[2407.21792] Safetywashing: Do AI Safety Benchmarks Actually Measure Safety Progress?
As artificial intelligence systems grow more powerful, there has been increasing interest in “AI safety” research to address emerging and future risks. However, the field of AI safety remains poorly defined and inconsistently measured, leading to confusion about how researchers can contribute. This lack of clarity is compounded by the unclear relationship between AI safety benchmarks and upstream general capabilities (e.g., general knowledge and reasoning). To address these issues, we conduct a comprehensive meta-analysis of AI safety benchmarks, empirically analyzing their correlation with general capabilities across dozens of models and providing a survey of existing directions in AI safety. Our findings reveal that many safety benchmarks highly correlate with both upstream model capabilities and training compute, potentially enabling “safetywashing”—where capability improvements are misrepresented as safety advancements. Based on these findings, we propose an empirical foundation for developing more meaningful safety metrics and define AI safety in a machine learning research context as a set of clearly delineated research goals that are empirically separable from generic capabilities advancements. In doing so, we aim to provide a more rigorous framework for AI safety research, advancing the science of safety evaluations and clarifying the path towards measurable progress.

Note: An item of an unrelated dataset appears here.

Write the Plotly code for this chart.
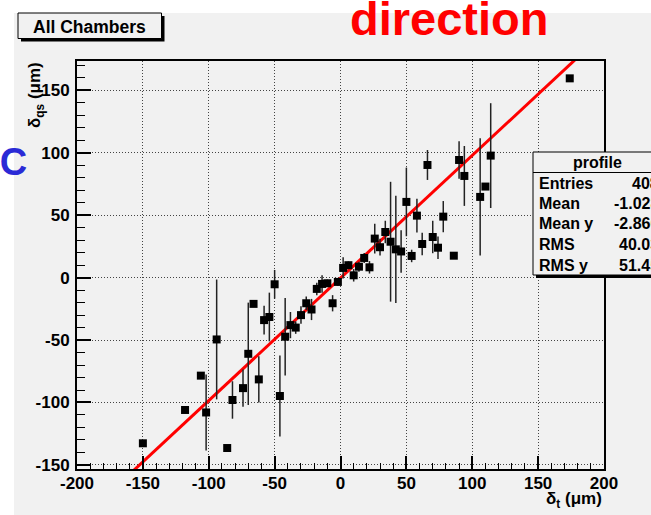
import plotly.graph_objects as go

# ---- data ----
bin_x = [-150, -118, -106, -102, -94, -86, -82, -74, -70, -66, -62, -58, -54, -50,
         -46, -42, -38, -34, -30, -26, -22, -18, -14, -10, -6, -2, 2, 6, 10, 14,
         18, 22, 26, 30, 34, 38, 42, 46, 50, 54, 58, 62, 66, 70, 74, 78, 86, 90,
         94, 106, 110, 114, 174]
bin_y = [-132.7, -106, -78.5, -108, -49.5, -136.5, -98, -88.5, -61, -21, -81.5, -34,
         -31.5, -5.3, -94.8, -47.3, -38, -40, -30, -20.5, -25.5, -9, -5, -4.5, -20.5,
         -3.4, 7.8, 10, 1.9, 8.8, 15.8, 8.3, 31.3, 24.4, 36.6, 28.8, 22.7, 21, 60.7,
         17.4, 49.7, 27, 90.3, 32.6, 24, 48.9, 17.6, 94.3, 81.5, 64.7, 73, 97.8, 159.7]
bin_err = [0, 0, 1, 30.5, 48, 0, 15, 15, 41, 1, 18.5, 11.5, 19.5, 11.5, 32.5, 31,
           10.5, 5, 7, 5.5, 8.5, 5, 7, 3, 6.5, 3, 8.5, 3, 5, 4, 4, 5, 12, 6.7, 9,
           48, 43, 17, 27.5, 5, 13.5, 9, 12, 13, 9, 12.5, 0, 15, 24, 47, 0, 42, 0]

fit_x = [-160, 180]
fit_y = [-157.4, 176.5]

x_ticks = [-200, -150, -100, -50, 0, 50, 100, 150, 200]
y_ticks = [-150, -100, -50, 0, 50, 100, 150]

stat_names = ["Entries", "Mean", "Mean y", "RMS", "RMS y"]
stat_values = ["408", "-1.028", "-2.866", "40.03", "51.45"]

# ---- geometry helpers (pixel -> paper) ----
W_FIG, H_FIG = 651, 515
ML, MR, MT, MB = 77, 47, 61, 46
PW = W_FIG - ML - MR
PH = H_FIG - MT - MB


def px(x):
    return (x - ML) / PW


def py(y):
    return (H_FIG - MB - y) / PH


GRAY = "#f1f1f1"
FONT = "Liberation Sans, Arial, Helvetica, sans-serif"

fig = go.Figure()

fig.add_trace(go.Scatter(
    x=fit_x, y=fit_y, mode="lines",
    line=dict(color="#ff0000", width=3),
    hoverinfo="skip", showlegend=False,
))

fig.add_trace(go.Scatter(
    x=bin_x, y=bin_y, mode="markers",
    marker=dict(symbol="square", size=8, color="black"),
    error_y=dict(type="data", array=bin_err, visible=True, color="#222222",
                 thickness=1.5, width=0),
    showlegend=False,
))

axis_common = dict(
    showline=True, linecolor="black", linewidth=2, mirror=True,
    ticks="inside", tickcolor="black", tickwidth=1.5,
    showgrid=True, gridcolor="#444444", gridwidth=1, griddash="1px,2px",
    zeroline=False,
    tickfont=dict(family=FONT, size=17, color="black", weight="bold"),
)

fig.update_xaxes(
    range=[-200, 200], tickmode="array", tickvals=x_ticks,
    ticktext=[str(v) for v in x_ticks], ticklen=13,
    minor=dict(ticks="inside", ticklen=6, dtick=10, tickcolor="black",
               tickwidth=1, showgrid=False),
    ticklabelstandoff=-2,
    **axis_common,
)
fig.update_yaxes(
    range=[-153.3, 173.6], tickmode="array", tickvals=y_ticks,
    ticktext=[str(v) for v in y_ticks], ticklen=14,
    minor=dict(ticks="inside", ticklen=8, dtick=10, tickcolor="black",
               tickwidth=1, showgrid=False),
    ticklabelstandoff=2,
    **axis_common,
)

shapes = []
# gray canvas (white strips at top and left)
shapes.append(dict(type="rect", xref="paper", yref="paper", layer="below",
                   x0=px(14), x1=px(720), y0=py(13), y1=py(600),
                   fillcolor=GRAY, line=dict(width=0)))
# title box shadow + box
shapes.append(dict(type="rect", xref="paper", yref="paper",
                   x0=px(21), x1=px(164.5), y0=py(16), y1=py(41.5),
                   fillcolor="black", line=dict(width=0)))
shapes.append(dict(type="rect", xref="paper", yref="paper",
                   x0=px(18), x1=px(161.5), y0=py(13), y1=py(38.5),
                   fillcolor=GRAY, line=dict(color="black", width=1)))
# stats box shadow + box
shapes.append(dict(type="rect", xref="paper", yref="paper",
                   x0=px(536), x1=px(720), y0=py(155), y1=py(278),
                   fillcolor="black", line=dict(width=0)))
shapes.append(dict(type="rect", xref="paper", yref="paper",
                   x0=px(533), x1=px(717), y0=py(152), y1=py(275),
                   fillcolor=GRAY, line=dict(color="black", width=1)))
shapes.append(dict(type="line", xref="paper", yref="paper",
                   x0=px(533), x1=px(717), y0=py(172.5), y1=py(172.5),
                   line=dict(color="black", width=1)))

annotations = []
annotations.append(dict(text="All Chambers", xref="paper", yref="paper",
                        x=px(89), y=py(26.5), xanchor="center", yanchor="middle",
                        showarrow=False,
                        font=dict(family=FONT, size=17.5, color="black", weight="bold")))
annotations.append(dict(text="direction", xref="paper", yref="paper",
                        x=px(348), y=py(19), xanchor="left", yanchor="middle",
                        showarrow=False,
                        font=dict(family=FONT, size=47, color="#ff0000", weight="bold")))
annotations.append(dict(text="CSC", xref="paper", yref="paper",
                        x=px(29), y=py(162), xanchor="right", yanchor="middle",
                        showarrow=False,
                        font=dict(family=FONT, size=38, color="#2a2ad6", weight="bold")))
annotations.append(dict(text="δ<sub>qs</sub> (μm)", xref="paper", yref="paper",
                        x=px(36), y=py(60), xanchor="center", yanchor="top",
                        textangle=-90, showarrow=False,
                        font=dict(family=FONT, size=17, color="black", weight="bold")))
annotations.append(dict(text="δ<sub>t</sub> (μm)", xref="paper", yref="paper",
                        x=px(604), y=py(500), xanchor="right", yanchor="middle",
                        showarrow=False,
                        font=dict(family=FONT, size=17, color="black", weight="bold")))
annotations.append(dict(text="profile", xref="paper", yref="paper",
                        x=px(597), y=py(162), xanchor="center", yanchor="middle",
                        showarrow=False,
                        font=dict(family=FONT, size=16, color="black", weight="bold")))
row_y = [183, 203.5, 223.5, 245, 265]
for name, val, yy in zip(stat_names, stat_values, row_y):
    annotations.append(dict(text=name, xref="paper", yref="paper",
                            x=px(537), y=py(yy), xanchor="left", yanchor="middle",
                            showarrow=False,
                            font=dict(family=FONT, size=16, color="black", weight="bold")))
    annotations.append(dict(text=val, xref="paper", yref="paper",
                            x=px(661), y=py(yy), xanchor="right", yanchor="middle",
                            showarrow=False,
                            font=dict(family=FONT, size=16, color="black", weight="bold")))

fig.update_layout(
    width=W_FIG, height=H_FIG,
    margin=dict(l=ML, r=MR, t=MT, b=MB, pad=0),
    paper_bgcolor="white", plot_bgcolor=GRAY,
    shapes=shapes, annotations=annotations,
    showlegend=False,
)

fig.write_html(
    "out.html",
    config={"displayModeBar": False},
    post_script="document.body.style.margin='0';document.body.style.overflow='hidden';",
)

Super interesting paper by my friend Richard Ren! I think it’s a great way to more rigorously evaluate safety methods. Good safety methods shouldn’t be overpowered by advancements which come with scale, at minimum they should complement. Great safety methods are those which tie performance on safety benchmarks to general capabilities improvements where they weren’t previously tied.
For example: adversarial robustness (to jailbreaks like TAP and GCG, and human jailbreaks) was not previously generally tied to capabilities, but might be tied quite closely for reasoning models thanks to work like this: Trading Inference-Time Compute for Adversarial Robustness
- I actually think it’s not quite as straightforward as this, as the trend you should expect to see over the course of years is still that base models scale, and the reasoning fine-tuning on top scales just a little bit more. For one, I’m skeptical models will ever reason for months on end, because at that point you could have trained an entirely new model! This style of argument is similar to this argument from Epoch which proves that training runs won’t last more than 14 months or something, because the hardware and techniques you’d use would have improved enough during that training run, that it would be better to wait.
- And so I think there’s a project to be done here!